Records from a collection:
- - -
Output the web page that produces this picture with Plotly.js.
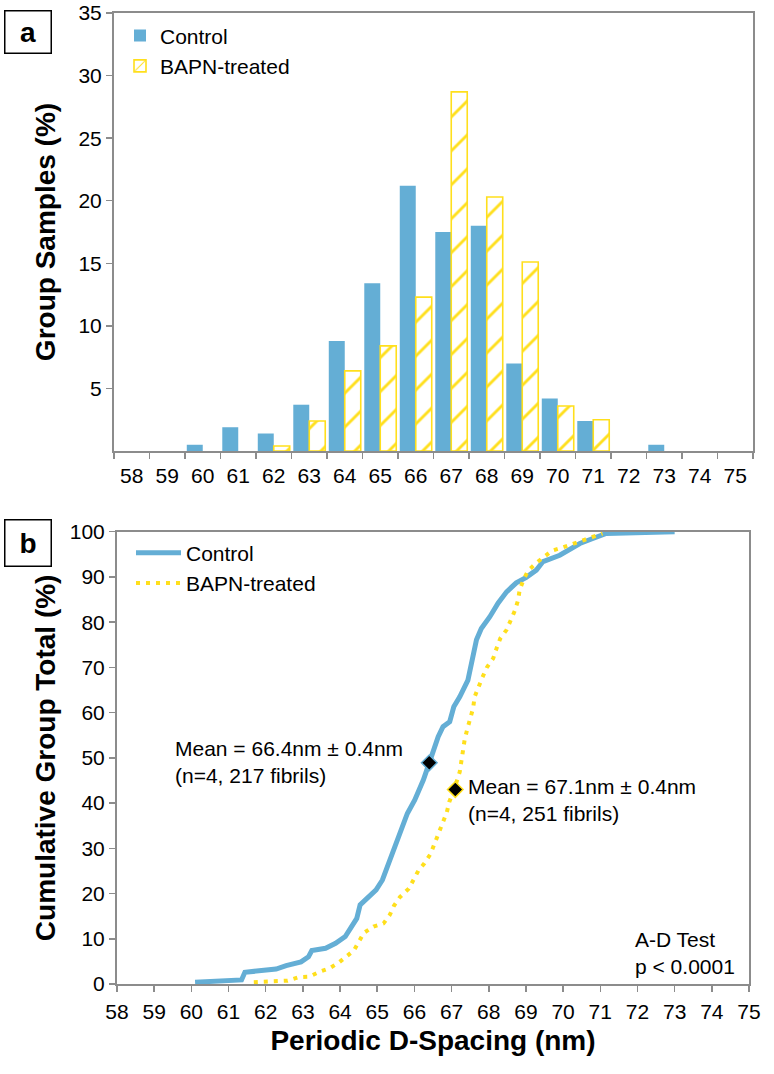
<!DOCTYPE html>
<html>
<head>
<meta charset="utf-8">
<script src="https://cdn.plot.ly/plotly-3.0.1.min.js"></script>
<style>html,body{margin:0;padding:0;background:#fff}#chart{width:774px;height:1074px}</style>
</head>
<body>
<div id="chart"></div>
<script>
// Panel a: histogram bins (nm) and group percentages
const bins = ['58','59','60','61','62','63','64','65','66','67','68','69','70','71','72','73','74','75'];
const controlPct = [0, 0, 0.5, 1.9, 1.4, 3.7, 8.8, 13.4, 21.2, 17.5, 18.0, 7.0, 4.2, 2.4, 0, 0.5, 0, 0];
const bapnPct    = [0, 0, 0, 0, 0.4, 2.4, 6.4, 8.4, 12.3, 28.7, 20.3, 15.1, 3.6, 2.5, 0, 0, 0, 0];

// Panel b: cumulative distributions
const controlX = [60.1, 61.35, 61.44, 62.02, 62.28, 62.55, 62.95, 63.15, 63.24, 63.61, 63.88, 64.14, 64.30, 64.45, 64.54, 64.74, 64.97, 65.14, 65.34, 65.58, 65.81, 66.01, 66.24, 66.40, 66.64, 66.77, 66.95, 67.06, 67.22, 67.44, 67.53, 67.67, 67.80, 68.03, 68.25, 68.48, 68.74, 69.01, 69.28, 69.46, 69.91, 70.18, 70.45, 70.80, 71.16, 73.0];
const controlY = [0.4, 0.9, 2.6, 2.9, 3.3, 4.05, 4.9, 6.0, 7.4, 7.9, 9.0, 10.5, 12.7, 14.5, 17.5, 18.9, 20.8, 23.0, 27.4, 32.6, 37.7, 40.7, 45.1, 48.9, 54.7, 56.9, 58.0, 61.3, 63.5, 67.2, 70.9, 76.1, 78.6, 81.2, 84.2, 86.7, 88.7, 89.9, 91.5, 93.4, 94.8, 96.0, 97.4, 98.5, 99.6, 100];
const bapnX = [61.68, 62.02, 62.28, 62.59, 62.88, 63.17, 63.45, 63.72, 63.96, 64.14, 64.37, 64.64, 64.90, 65.17, 65.34, 65.45, 65.61, 65.85, 66.11, 66.27, 66.43, 66.54, 66.76, 66.87, 66.94, 67.07, 67.22, 67.29, 67.35, 67.42, 67.49, 67.58, 67.62, 67.71, 67.83, 67.95, 68.12, 68.21, 68.31, 68.48, 68.61, 68.70, 68.79, 68.83, 68.94, 69.06, 69.28, 69.51, 69.70, 69.98, 70.27, 70.53, 70.79, 71.06];
const bapnY = [0.4, 0.6, 0.66, 0.74, 1.5, 1.6, 2.7, 3.5, 4.7, 6.0, 7.4, 11.3, 12.7, 13.4, 15.3, 17.3, 19.2, 21.1, 25.1, 26.7, 28.7, 31.0, 35.5, 37.9, 40.3, 43.0, 46.9, 51.6, 53.9, 56.3, 58.5, 61.0, 63.5, 65.6, 67.8, 70.0, 72.0, 74.2, 76.4, 78.3, 80.5, 82.5, 84.9, 87.1, 89.5, 91.4, 93.1, 94.5, 95.8, 96.5, 97.3, 98.2, 98.9, 99.6];

// Group means
const controlMean = [66.4, 48.9];
const bapnMean = [67.1, 43.0];

const BLUE = '#64AED5';
const YELLOW = '#FFDF1C';
const GREY = '#8C8C8C';
const FONT = 'Liberation Sans, Arial, Helvetica, sans-serif';

// empty bins are drawn as no bar (avoid a zero-height outline)
const noZero = arr => arr.map(v => (v === 0 ? null : v));

const traces = [
  {type:'bar', x:bins, y:noZero(controlPct), name:'Control', xaxis:'x', yaxis:'y',
   marker:{color:BLUE, line:{width:0}}, legend:'legend'},
  {type:'bar', x:bins, y:noZero(bapnPct), name:'BAPN-treated', xaxis:'x', yaxis:'y',
   marker:{color:'white', line:{color:YELLOW, width:1.6},
           pattern:{shape:'/', fgcolor:YELLOW, bgcolor:'white', size:24, solidity:0.12, fillmode:'replace'}},
   legend:'legend'},
  {type:'scatter', mode:'lines', x:controlX, y:controlY, name:'Control', xaxis:'x2', yaxis:'y2',
   line:{color:BLUE, width:5}, legend:'legend2', cliponaxis:false},
  {type:'scatter', mode:'lines', x:bapnX, y:bapnY, name:'BAPN-treated', xaxis:'x2', yaxis:'y2',
   line:{color:YELLOW, width:4, dash:'4px,6px'}, legend:'legend2', cliponaxis:false},
  {type:'scatter', mode:'markers', x:[controlMean[0]], y:[controlMean[1]], xaxis:'x2', yaxis:'y2',
   marker:{symbol:'diamond', size:12, color:'black', line:{color:BLUE, width:1.5}}, showlegend:false},
  {type:'scatter', mode:'markers', x:[bapnMean[0]], y:[bapnMean[1]], xaxis:'x2', yaxis:'y2',
   marker:{symbol:'diamond', size:12, color:'black', line:{color:YELLOW, width:1.5}}, showlegend:false}
];

const axisCommon = {
  showline:true, linecolor:GREY, linewidth:2, mirror:true,
  ticks:'outside', ticklen:6, tickwidth:1.5, tickcolor:GREY,
  showgrid:false, zeroline:false, fixedrange:true,
  tickfont:{family:FONT, size:21, color:'#000'}
};

const layout = {
  width:774, height:1074,
  margin:{l:114, r:21, t:13, b:90},
  paper_bgcolor:'white', plot_bgcolor:'white',
  font:{family:FONT, color:'#000'},
  barmode:'group', bargap:0.1, bargroupgap:0,
  xaxis: Object.assign({}, axisCommon, {
    domain:[0,1], anchor:'y', type:'category', tickson:'boundaries', range:[-0.5,17.5],
    ticklabelstandoff:5
  }),
  yaxis: Object.assign({}, axisCommon, {
    domain:[0.5489,1], anchor:'x', range:[0,35], tickvals:[5,10,15,20,25,30,35],
    title:{text:'Group Samples (%)', font:{family:FONT, size:28, weight:'bold'}, standoff:15}
  }),
  xaxis2: Object.assign({}, axisCommon, {
    domain:[0.0047,0.9937], anchor:'y2', range:[58,75], dtick:1, ticklabelstandoff:2,
    title:{text:'Periodic D-Spacing (nm)', font:{family:FONT, size:28, weight:'bold'}, standoff:8}
  }),
  yaxis2: Object.assign({}, axisCommon, {
    domain:[0,0.4658], anchor:'x2', range:[0,100], dtick:10,
    title:{text:'Cumulative Group Total (%)', font:{family:FONT, size:28, weight:'bold'}, standoff:6}
  }),
  legend:{x:0.0094, y:0.9975, xanchor:'left', yanchor:'top', bgcolor:'rgba(0,0,0,0)',
          font:{family:FONT, size:21}, tracegroupgap:0},
  legend2:{x:0.0266, y:0.4650, xanchor:'left', yanchor:'top', bgcolor:'rgba(0,0,0,0)',
           font:{family:FONT, size:21}, tracegroupgap:0, itemwidth:45},
  annotations:[
    {xref:'paper', yref:'paper', x:-0.1721, y:1.0031, xanchor:'left', yanchor:'top',
     text:'<b>a</b>', showarrow:false, font:{family:FONT, size:28}, width:45, height:41,
     bordercolor:'#000', borderwidth:1.5, borderpad:0, bgcolor:'white'},
    {xref:'paper', yref:'paper', x:-0.1721, y:0.4789, xanchor:'left', yanchor:'top',
     text:'<b>b</b>', showarrow:false, font:{family:FONT, size:28}, width:45, height:45,
     bordercolor:'#000', borderwidth:1.5, borderpad:0, bgcolor:'white'},
    {xref:'x2', yref:'y2', x:59.5, y:49.0, xanchor:'left', yanchor:'middle', align:'left',
     text:'Mean = 66.4nm ± 0.4nm<br>(n=4, 217 fibrils)', showarrow:false,
     font:{family:FONT, size:21}},
    {xref:'x2', yref:'y2', x:67.38, y:40.7, xanchor:'left', yanchor:'middle', align:'left',
     text:'Mean = 67.1nm ± 0.4nm<br>(n=4, 251 fibrils)', showarrow:false,
     font:{family:FONT, size:21}},
    {xref:'x2', yref:'y2', x:71.88, y:6.85, xanchor:'left', yanchor:'middle', align:'left',
     text:'A-D Test<br>p < 0.0001', showarrow:false,
     font:{family:FONT, size:21}}
  ]
};

Plotly.newPlot('chart', traces, layout, {staticPlot:true, displayModeBar:false});
</script>
</body>
</html>
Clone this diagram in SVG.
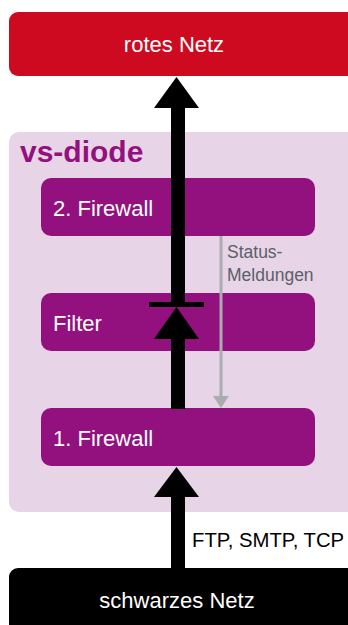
<svg xmlns="http://www.w3.org/2000/svg" width="348" height="625" viewBox="0 0 348 625">
<defs>
<style>
text{font-family:"Liberation Sans",Arial,sans-serif}
.box{fill:#93117e}
.wt{fill:#ffffff;font-size:22px}
.shaft{fill:#000}
</style>
</defs>
<rect width="348" height="625" fill="#ffffff"/>
<g id="vs-diode">
<rect x="9" y="132" width="350" height="380" rx="10" fill="#e7d4e7"/>
<text x="20" y="162" font-size="30" font-weight="bold" fill="#93117e">vs-diode</text>
</g>
<g id="rotes-netz">
<rect x="9" y="12" width="350" height="64" rx="9" fill="#cd0a20"/>
<text x="174" y="52" class="wt" text-anchor="middle">rotes Netz</text>
</g>
<g id="firewall2">
<rect class="box" x="41" y="178" width="274" height="58" rx="10"/>
<text x="53" y="216" class="wt">2. Firewall</text>
</g>
<g id="filter">
<rect class="box" x="41" y="293" width="274" height="58" rx="10"/>
<text x="53" y="331" class="wt">Filter</text>
</g>
<g id="firewall1">
<rect class="box" x="41" y="408" width="274" height="58" rx="10"/>
<text x="53" y="446" class="wt">1. Firewall</text>
</g>
<g id="schwarzes-netz">
<rect x="9" y="568" width="350" height="80" rx="9" fill="#000"/>
<text x="177" y="608" class="wt" text-anchor="middle">schwarzes Netz</text>
</g>
<g id="connectors">
<rect class="shaft" x="171" y="497" width="14" height="72"/>
<polygon class="shaft" points="154,497 199,497 176.5,467"/>
<rect class="shaft" x="171" y="339" width="14" height="70"/>
<polygon class="shaft" points="154,339 199,339 176.5,307"/>
<rect class="shaft" x="149" y="302" width="55" height="5"/>
<rect class="shaft" x="171" y="107" width="14" height="196"/>
<polygon class="shaft" points="154,108 199,108 176.5,77"/>
<line x1="221" y1="236" x2="221" y2="397" stroke="#a9adb0" stroke-width="3"/>
<polygon points="213,396 229,396 221,408" fill="#a9adb0"/>
<text x="227" y="258" font-size="17.5" fill="#5b6068">Status-</text>
<text x="227" y="281" font-size="17.5" fill="#5b6068">Meldungen</text>
<text x="192" y="547" font-size="20.3" fill="#000">FTP, SMTP, TCP</text>
</g>
</svg>
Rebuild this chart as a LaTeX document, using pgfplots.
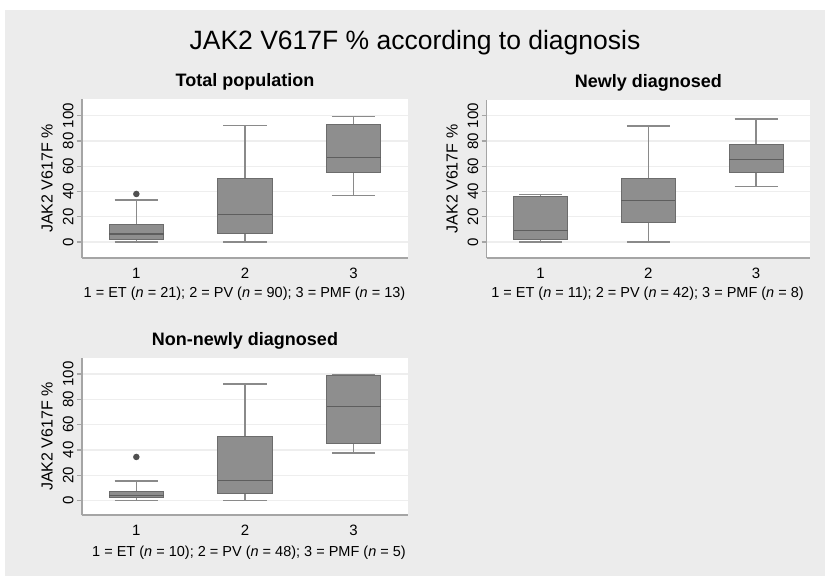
- - -
* _The task_: Say how many lines of the listing above contain "chart", with no other words.

* _Finished answer_: 4